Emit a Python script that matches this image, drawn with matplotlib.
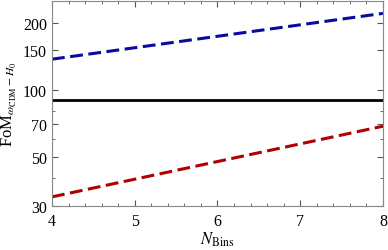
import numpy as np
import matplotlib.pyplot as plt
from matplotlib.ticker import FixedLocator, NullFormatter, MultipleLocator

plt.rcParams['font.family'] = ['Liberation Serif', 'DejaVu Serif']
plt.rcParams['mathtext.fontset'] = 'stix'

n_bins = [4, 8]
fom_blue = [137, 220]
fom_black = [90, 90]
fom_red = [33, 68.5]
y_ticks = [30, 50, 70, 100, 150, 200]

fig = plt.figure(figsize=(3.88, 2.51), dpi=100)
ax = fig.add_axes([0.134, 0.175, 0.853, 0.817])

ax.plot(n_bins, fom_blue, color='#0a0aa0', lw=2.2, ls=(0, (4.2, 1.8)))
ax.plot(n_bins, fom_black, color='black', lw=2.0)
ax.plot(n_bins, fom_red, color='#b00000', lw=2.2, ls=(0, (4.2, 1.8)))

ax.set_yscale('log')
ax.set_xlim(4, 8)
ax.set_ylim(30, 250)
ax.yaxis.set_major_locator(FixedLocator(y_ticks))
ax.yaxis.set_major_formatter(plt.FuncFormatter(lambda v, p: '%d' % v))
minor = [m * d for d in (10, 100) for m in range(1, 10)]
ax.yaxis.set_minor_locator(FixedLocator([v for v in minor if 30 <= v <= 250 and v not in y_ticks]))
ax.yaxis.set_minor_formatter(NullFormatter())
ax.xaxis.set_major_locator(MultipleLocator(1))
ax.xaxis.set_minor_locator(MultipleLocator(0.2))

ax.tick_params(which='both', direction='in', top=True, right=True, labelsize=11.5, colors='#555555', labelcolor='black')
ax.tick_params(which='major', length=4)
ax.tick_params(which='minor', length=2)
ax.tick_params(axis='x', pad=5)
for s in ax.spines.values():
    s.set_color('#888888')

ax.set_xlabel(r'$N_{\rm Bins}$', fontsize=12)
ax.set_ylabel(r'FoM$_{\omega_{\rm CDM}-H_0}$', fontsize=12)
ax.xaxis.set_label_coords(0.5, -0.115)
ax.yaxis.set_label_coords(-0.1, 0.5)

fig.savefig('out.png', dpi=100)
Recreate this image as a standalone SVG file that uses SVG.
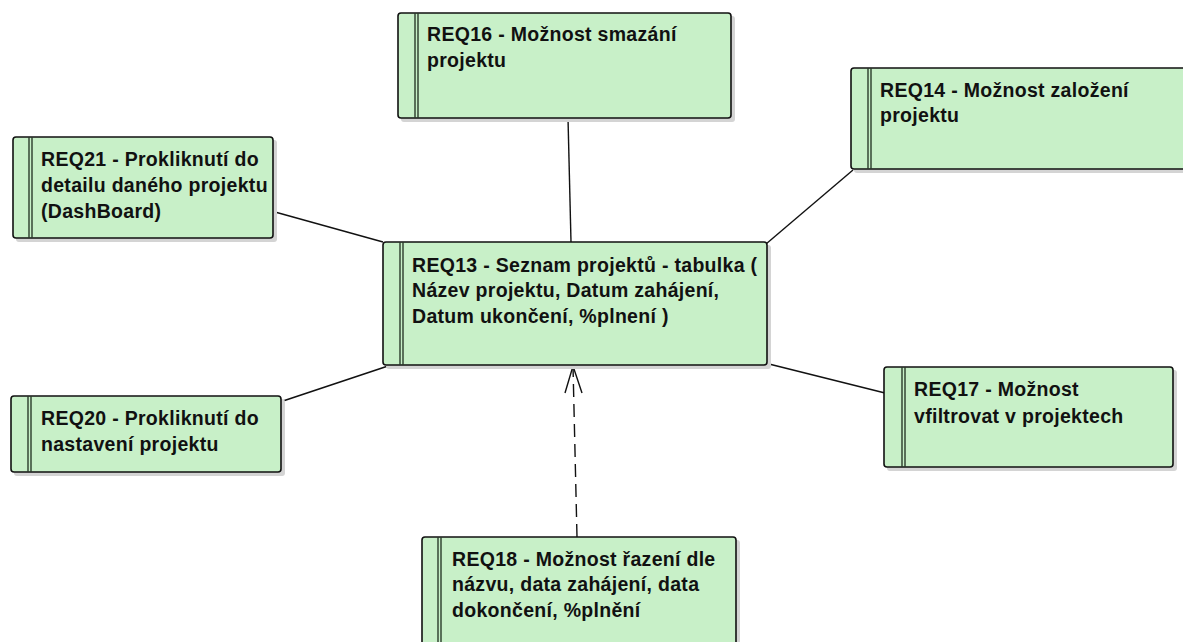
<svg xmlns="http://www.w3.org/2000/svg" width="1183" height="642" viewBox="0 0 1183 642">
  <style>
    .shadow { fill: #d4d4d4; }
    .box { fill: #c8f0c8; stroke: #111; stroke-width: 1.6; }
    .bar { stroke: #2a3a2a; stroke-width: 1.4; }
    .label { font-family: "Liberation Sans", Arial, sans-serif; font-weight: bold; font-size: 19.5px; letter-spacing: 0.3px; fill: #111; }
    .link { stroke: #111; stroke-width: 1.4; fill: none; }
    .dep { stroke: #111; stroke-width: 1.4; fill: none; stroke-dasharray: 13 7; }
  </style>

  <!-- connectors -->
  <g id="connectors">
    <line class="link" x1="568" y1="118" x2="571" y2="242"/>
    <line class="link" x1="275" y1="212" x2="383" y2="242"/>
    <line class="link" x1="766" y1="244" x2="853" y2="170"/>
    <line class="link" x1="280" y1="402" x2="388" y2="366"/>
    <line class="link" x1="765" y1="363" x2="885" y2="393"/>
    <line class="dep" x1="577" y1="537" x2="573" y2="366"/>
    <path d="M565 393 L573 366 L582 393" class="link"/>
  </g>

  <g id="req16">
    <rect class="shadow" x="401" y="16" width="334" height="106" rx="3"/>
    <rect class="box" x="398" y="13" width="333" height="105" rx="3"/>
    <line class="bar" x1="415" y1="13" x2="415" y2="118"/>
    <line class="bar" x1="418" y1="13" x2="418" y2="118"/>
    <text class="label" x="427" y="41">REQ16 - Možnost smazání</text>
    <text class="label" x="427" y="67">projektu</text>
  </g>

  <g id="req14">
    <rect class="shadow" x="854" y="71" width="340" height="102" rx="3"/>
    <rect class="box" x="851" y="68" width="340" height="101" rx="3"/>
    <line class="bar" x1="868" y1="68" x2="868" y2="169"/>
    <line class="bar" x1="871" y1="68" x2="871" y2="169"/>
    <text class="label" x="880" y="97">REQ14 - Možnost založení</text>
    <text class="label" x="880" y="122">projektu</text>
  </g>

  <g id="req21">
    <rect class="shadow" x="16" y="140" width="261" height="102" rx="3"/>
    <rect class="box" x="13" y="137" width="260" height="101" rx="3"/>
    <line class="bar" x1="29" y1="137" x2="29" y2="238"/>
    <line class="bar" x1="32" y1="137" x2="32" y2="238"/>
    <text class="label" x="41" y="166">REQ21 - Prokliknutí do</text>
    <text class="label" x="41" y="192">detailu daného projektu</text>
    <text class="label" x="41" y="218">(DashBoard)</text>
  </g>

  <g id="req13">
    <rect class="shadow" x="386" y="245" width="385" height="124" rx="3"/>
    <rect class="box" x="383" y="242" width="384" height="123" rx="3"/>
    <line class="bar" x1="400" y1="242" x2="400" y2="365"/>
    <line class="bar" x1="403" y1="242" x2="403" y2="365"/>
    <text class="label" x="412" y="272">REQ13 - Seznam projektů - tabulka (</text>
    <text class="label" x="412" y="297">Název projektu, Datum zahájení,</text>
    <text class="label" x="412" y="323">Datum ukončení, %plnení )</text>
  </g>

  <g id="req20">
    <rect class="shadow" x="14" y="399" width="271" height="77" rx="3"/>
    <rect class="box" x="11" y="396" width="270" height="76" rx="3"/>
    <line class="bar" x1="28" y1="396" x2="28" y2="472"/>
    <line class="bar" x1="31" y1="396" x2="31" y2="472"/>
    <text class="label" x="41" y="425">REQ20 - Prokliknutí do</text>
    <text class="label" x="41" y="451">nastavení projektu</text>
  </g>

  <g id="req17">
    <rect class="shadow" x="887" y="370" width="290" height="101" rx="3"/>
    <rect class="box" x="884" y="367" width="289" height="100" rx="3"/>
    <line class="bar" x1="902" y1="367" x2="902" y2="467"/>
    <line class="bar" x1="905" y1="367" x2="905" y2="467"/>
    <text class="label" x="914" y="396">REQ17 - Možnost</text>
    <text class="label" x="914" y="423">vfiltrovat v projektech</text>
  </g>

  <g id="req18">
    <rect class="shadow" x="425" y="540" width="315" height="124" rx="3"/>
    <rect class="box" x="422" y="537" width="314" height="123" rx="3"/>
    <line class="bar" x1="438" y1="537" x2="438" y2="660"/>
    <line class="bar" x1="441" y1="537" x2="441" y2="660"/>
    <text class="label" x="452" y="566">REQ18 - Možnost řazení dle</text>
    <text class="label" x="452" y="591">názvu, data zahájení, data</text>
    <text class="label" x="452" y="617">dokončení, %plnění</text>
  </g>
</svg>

#### Brief
Omit every picture, and please return the entries exactly from the first line through the line with "plt.rcParams['mathtext.fontset'] = 'stix'", both included.

#### Exercise output
Emit a Python script that matches this image, drawn with matplotlib.
import numpy as np
import matplotlib.pyplot as plt
from matplotlib.ticker import FixedLocator, NullFormatter, MultipleLocator

plt.rcParams['font.family'] = ['Liberation Serif', 'DejaVu Serif']
plt.rcParams['mathtext.fontset'] = 'stix'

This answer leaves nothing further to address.